The vertex form is incredibly useful because it directly reveals the vertex of the parabola. This is super helpful for graphing quadratic equations and for solving optimization problems. For example, if you need to find the minimum cost or maximum profit in a business scenario, and that scenario can be modeled by a quadratic equation, finding the vertex can give you the answer directly. It's also useful in physics, where projectile motion can be modeled using quadratic equations, and the vertex represents the highest point the projectile reaches.

Moreover, the vertex form makes it easy to apply transformations to the graph of the quadratic equation. Changing the value of 'a' stretches or compresses the parabola vertically. Changing 'h' shifts the parabola horizontally, and changing 'k' shifts it vertically. Understanding these transformations can help you quickly visualize and analyze different quadratic equations.

Common Mistakes to Avoid

When converting to vertex form, there are a few common mistakes that students often make. One of the most frequent errors is forgetting to account for the 'a' value when completing the square.

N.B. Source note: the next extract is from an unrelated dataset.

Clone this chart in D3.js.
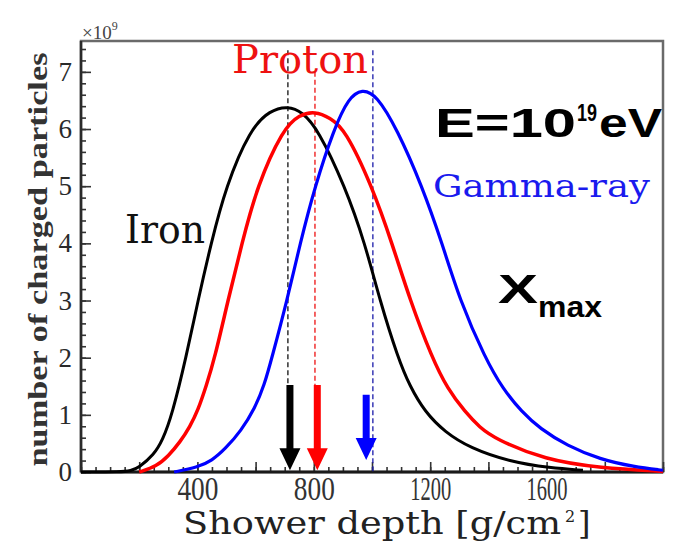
<!DOCTYPE html>
<html>
<head>
<meta charset="utf-8">
<script src="https://cdn.jsdelivr.net/npm/d3@7"></script>
<style>
  html, body { margin: 0; padding: 0; background: #fff; }
  svg { display: block; }
</style>
</head>
<body>
<svg id="chart" width="679" height="542"></svg>
<script>
// Longitudinal shower profiles at E = 10^19 eV
const depthLabels = [400, 800, 1200, 1600];          // labelled depth ticks [g/cm^2]
const countLabels = [0, 1, 2, 3, 4, 5, 6, 7];         // labelled count ticks [x10^9]

// [depth g/cm^2, charged particles x10^9]
const ironProfile = [
  [0, 0], [140, 0], [170, 0.02], [200, 0.08], [250, 0.3], [280, 0.55], [313, 1.0], [361, 2.0],
  [402, 3.0], [447, 4.0], [498, 5.0], [581, 6.0], [650, 6.33], [711, 6.4], [760, 6.3],
  [814, 6.0], [907, 5.0], [976, 4.0], [1027, 3.0], [1089, 2.0], [1130, 1.5], [1182, 1.05],
  [1250, 0.7], [1337, 0.42], [1474, 0.18], [1612, 0.07], [1725, 0.03]
];
const protonProfile = [
  [200, 0], [260, 0.1], [300, 0.28], [340, 0.52], [375, 0.8], [402, 1.08], [430, 1.5], [460, 2.0],
  [505, 3.0], [553, 4.0], [605, 5.0], [694, 6.0], [750, 6.25], [804, 6.31], [855, 6.2],
  [907, 6.0], [1000, 5.0], [1069, 4.0], [1131, 3.0], [1206, 2.0], [1260, 1.45],
  [1320, 1.05], [1370, 0.78], [1423, 0.58], [1595, 0.21], [1784, 0.07], [2000, 0.01]
];
const gammaProfile = [
  [320, 0], [400, 0.08], [450, 0.2], [495, 0.4], [550, 0.72], [598, 1.12], [630, 1.52],
  [656, 2.0], [708, 3.0], [753, 4.0], [804, 5.0], [869, 6.0], [920, 6.55], [966, 6.7],
  [1015, 6.6], [1086, 6.0], [1172, 5.0], [1241, 4.0], [1302, 3.0], [1388, 2.0],
  [1450, 1.45], [1515, 1.05], [1577, 0.76], [1670, 0.46], [1784, 0.22], [1900, 0.09], [2000, 0.03]
];

const seriesNames = ["Iron", "Proton", "Gamma-ray"];
const seriesColors = ["#000000", "#ff0000", "#0000ff"];
const xmaxDepth = [711, 804, 1003];     // dashed Xmax markers
const arrowDepth = [718, 812, 980];     // Xmax arrows
const arrowTop = [1.52, 1.52, 1.35];
const arrowTip = [0.03, 0.03, 0.21];
const dashTop = [7.38, 7.0, 7.38];
const dashBottom = [1.52, 1.52, 0];

const svg = d3.select("#chart");
const x = d3.scaleLinear().domain([0, 2000]).range([81, 663]);
const y = d3.scaleLinear().domain([0, 7.54]).range([472, 41]);

svg.append("rect").attr("width", 679).attr("height", 542).attr("fill", "#fff");

// plot frame
svg.append("rect")
  .attr("x", x(0)).attr("y", y(7.54))
  .attr("width", x(2000) - x(0)).attr("height", y(0) - y(7.54))
  .attr("fill", "none").attr("stroke", "#6a6a6a").attr("stroke-width", 2.5);

// ticks (pointing into the plot)
function tickAxis(axis, values, size, tx, ty) {
  const g = svg.append("g").attr("transform", `translate(${tx},${ty})`)
    .call(axis.tickValues(values).tickSize(-size).tickFormat(""));
  g.select(".domain").remove();
  g.selectAll(".tick line").attr("stroke", "#333").attr("stroke-width", 1.6);
  return g;
}
tickAxis(d3.axisBottom(x), d3.range(0, 2001, 50), 5, 0, y(0));
tickAxis(d3.axisBottom(x), d3.range(0, 2001, 200), 10, 0, y(0));
tickAxis(d3.axisLeft(y), d3.range(0, 7.5, 0.2), 5, x(0), 0);
tickAxis(d3.axisLeft(y), countLabels, 10, x(0), 0);

// left and bottom axis lines
svg.append("line").attr("x1", x(0)).attr("x2", x(2000)).attr("y1", y(0)).attr("y2", y(0))
  .attr("stroke", "#1a1a1a").attr("stroke-width", 3);
svg.append("line").attr("x1", x(0)).attr("x2", x(0)).attr("y1", y(0)).attr("y2", y(7.54))
  .attr("stroke", "#2a2a2a").attr("stroke-width", 2.5);

// tick labels
const xLab = svg.append("g").attr("transform", `translate(0,${y(0)})`)
  .call(d3.axisBottom(x).tickValues(depthLabels).tickFormat(d3.format("d")).tickSize(0).tickPadding(5));
xLab.select(".domain").remove();
xLab.selectAll("text")
  .attr("font-family", "Liberation Serif").attr("font-size", 33).attr("fill", "#333")
  .attr("dy", "0.7em")
  .attr("textLength", 41).attr("lengthAdjust", "spacingAndGlyphs");

const yLab = svg.append("g").attr("transform", `translate(${x(0)},0)`)
  .call(d3.axisLeft(y).tickValues(countLabels).tickFormat(d3.format("d")).tickSize(0).tickPadding(9));
yLab.select(".domain").remove();
yLab.selectAll("text")
  .attr("font-family", "Liberation Serif").attr("font-size", 27).attr("fill", "#2a2a2a");

// exponent of the count axis
const expo = svg.append("text").attr("x", x(0) + 1).attr("y", y(7.54) - 2)
  .attr("font-family", "Liberation Serif").attr("font-size", 19).attr("fill", "#444");
expo.append("tspan").text("×10");
expo.append("tspan").attr("font-size", 12).attr("dy", -9).text("9");

// axis titles
svg.append("text")
  .attr("transform", `translate(47,${(y(0) + y(7.54)) / 2 + 3}) rotate(-90)`)
  .attr("text-anchor", "middle")
  .attr("font-family", "Liberation Serif").attr("font-weight", "bold")
  .attr("font-size", 28).attr("fill", "#333")
  .attr("textLength", 414).attr("lengthAdjust", "spacingAndGlyphs")
  .text("number of charged particles");

svg.append("text").attr("x", 183).attr("y", 534)
  .attr("font-family", "DejaVu Serif").attr("font-size", 32).attr("fill", "#222")
  .attr("textLength", 378).attr("lengthAdjust", "spacingAndGlyphs")
  .text("Shower depth [g/cm");
svg.append("text").attr("x", 565).attr("y", 522)
  .attr("font-family", "DejaVu Serif").attr("font-size", 16).attr("fill", "#222").text("2");
svg.append("text").attr("x", 578).attr("y", 534)
  .attr("font-family", "DejaVu Serif").attr("font-size", 32).attr("fill", "#222").text("]");

// dashed Xmax markers
const dashColors = ["#111111", "#ee1111", "#1a1aaa"];
svg.append("g").selectAll("line").data(xmaxDepth).join("line")
  .attr("x1", d => x(d)).attr("x2", d => x(d))
  .attr("y1", (d, i) => y(dashTop[i])).attr("y2", (d, i) => y(dashBottom[i]))
  .attr("stroke", (d, i) => dashColors[i]).attr("stroke-width", 1.3)
  .attr("stroke-dasharray", "5,3");

// shower profiles
const line = d3.line().x(d => x(d[0])).y(d => y(d[1])).curve(d3.curveBasis);
const profiles = [ironProfile, protonProfile, gammaProfile];
const widths = [3, 3.5, 3.2];
svg.append("g").selectAll("path").data(profiles).join("path")
  .attr("d", line)
  .attr("fill", "none")
  .attr("stroke", (d, i) => seriesColors[i])
  .attr("stroke-width", (d, i) => widths[i])
  .attr("stroke-linejoin", "round");

// Xmax arrows
function arrowPath(d, i) {
  const cx = x(d), top = y(arrowTop[i]), tip = y(arrowTip[i]);
  const head = 22, sw = 3.5, hw = 10.5;
  return `M${cx - sw},${top} L${cx + sw},${top} L${cx + sw},${tip - head} L${cx + hw},${tip - head}
          L${cx},${tip} L${cx - hw},${tip - head} L${cx - sw},${tip - head} Z`;
}
svg.append("g").selectAll("path").data(arrowDepth).join("path")
  .attr("d", arrowPath)
  .attr("fill", (d, i) => seriesColors[i]);

// series labels
svg.append("text").attr("x", 232).attr("y", 73)
  .attr("font-family", "DejaVu Serif").attr("font-size", 40).attr("fill", "#ee1111")
  .attr("textLength", 136).attr("lengthAdjust", "spacingAndGlyphs").text(seriesNames[1]);
svg.append("text").attr("x", 125).attr("y", 243)
  .attr("font-family", "DejaVu Serif").attr("font-size", 40).attr("fill", "#111")
  .attr("textLength", 80).attr("lengthAdjust", "spacingAndGlyphs").text(seriesNames[0]);
svg.append("text").attr("x", 433).attr("y", 197)
  .attr("font-family", "DejaVu Serif").attr("font-size", 31).attr("fill", "#1a1aee")
  .attr("textLength", 217).attr("lengthAdjust", "spacingAndGlyphs").text(seriesNames[2]);

// energy and Xmax annotations
const sans = "Liberation Sans";
svg.append("text").attr("x", 435).attr("y", 137)
  .attr("font-family", sans).attr("font-weight", "bold").attr("font-size", 41).attr("fill", "#000")
  .attr("textLength", 141).attr("lengthAdjust", "spacingAndGlyphs").text("E=10");
svg.append("text").attr("x", 577).attr("y", 121)
  .attr("font-family", sans).attr("font-weight", "bold").attr("font-size", 23).attr("fill", "#000")
  .attr("textLength", 20).attr("lengthAdjust", "spacingAndGlyphs").text("19");
svg.append("text").attr("x", 599).attr("y", 137)
  .attr("font-family", sans).attr("font-weight", "bold").attr("font-size", 41).attr("fill", "#000")
  .attr("textLength", 63).attr("lengthAdjust", "spacingAndGlyphs").text("eV");
svg.append("text").attr("x", 498).attr("y", 303)
  .attr("font-family", sans).attr("font-weight", "bold").attr("font-size", 40).attr("fill", "#000")
  .attr("textLength", 40).attr("lengthAdjust", "spacingAndGlyphs").text("X");
svg.append("text").attr("x", 538).attr("y", 317)
  .attr("font-family", sans).attr("font-weight", "bold").attr("font-size", 30).attr("fill", "#000")
  .attr("textLength", 64).attr("lengthAdjust", "spacingAndGlyphs").text("max");
</script>
</body>
</html>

Remember, if you add a value inside the parenthesis, you're actually adding 'a' times that value to the equation, so you need to subtract the same amount outside the parenthesis to keep the equation balanced. Another common mistake is getting the signs mixed up when identifying the vertex. The vertex form is y = a(x - h)^2 + k, so the x-coordinate of the vertex is the opposite of the value inside the parenthesis. For example, if the equation is y = a(x + 3)^2 + k, the x-coordinate of the vertex is -3, not 3.

Also, double-check your arithmetic, especially when squaring numbers and adding/subtracting constants. A small arithmetic error can throw off the entire solution. It's always a good idea to review your steps and make sure everything adds up correctly.

Practice Problems

To solidify your understanding, try converting these quadratic equations into vertex form:

1. y = 2x^2 - 8x + 10
2. y = -x^2 + 6x - 5
3. y = 4x^2 + 16x + 19

Work through these problems step by step, and be sure to check your answers. Practice makes perfect, and the more you practice, the more comfortable you'll become with the process.

Conclusion

Converting quadratic equations into vertex form might seem daunting at first, but with a clear understanding of the steps involved, it becomes a manageable and even enjoyable task. Remember to factor out the 'a' value, complete the square carefully, and balance the equation. By mastering this technique, you'll gain valuable insights into the properties of quadratic equations and their graphs. So keep practicing, and you'll be a vertex form pro in no time! Keep up the great work, and let me know if you have any other questions. You got this!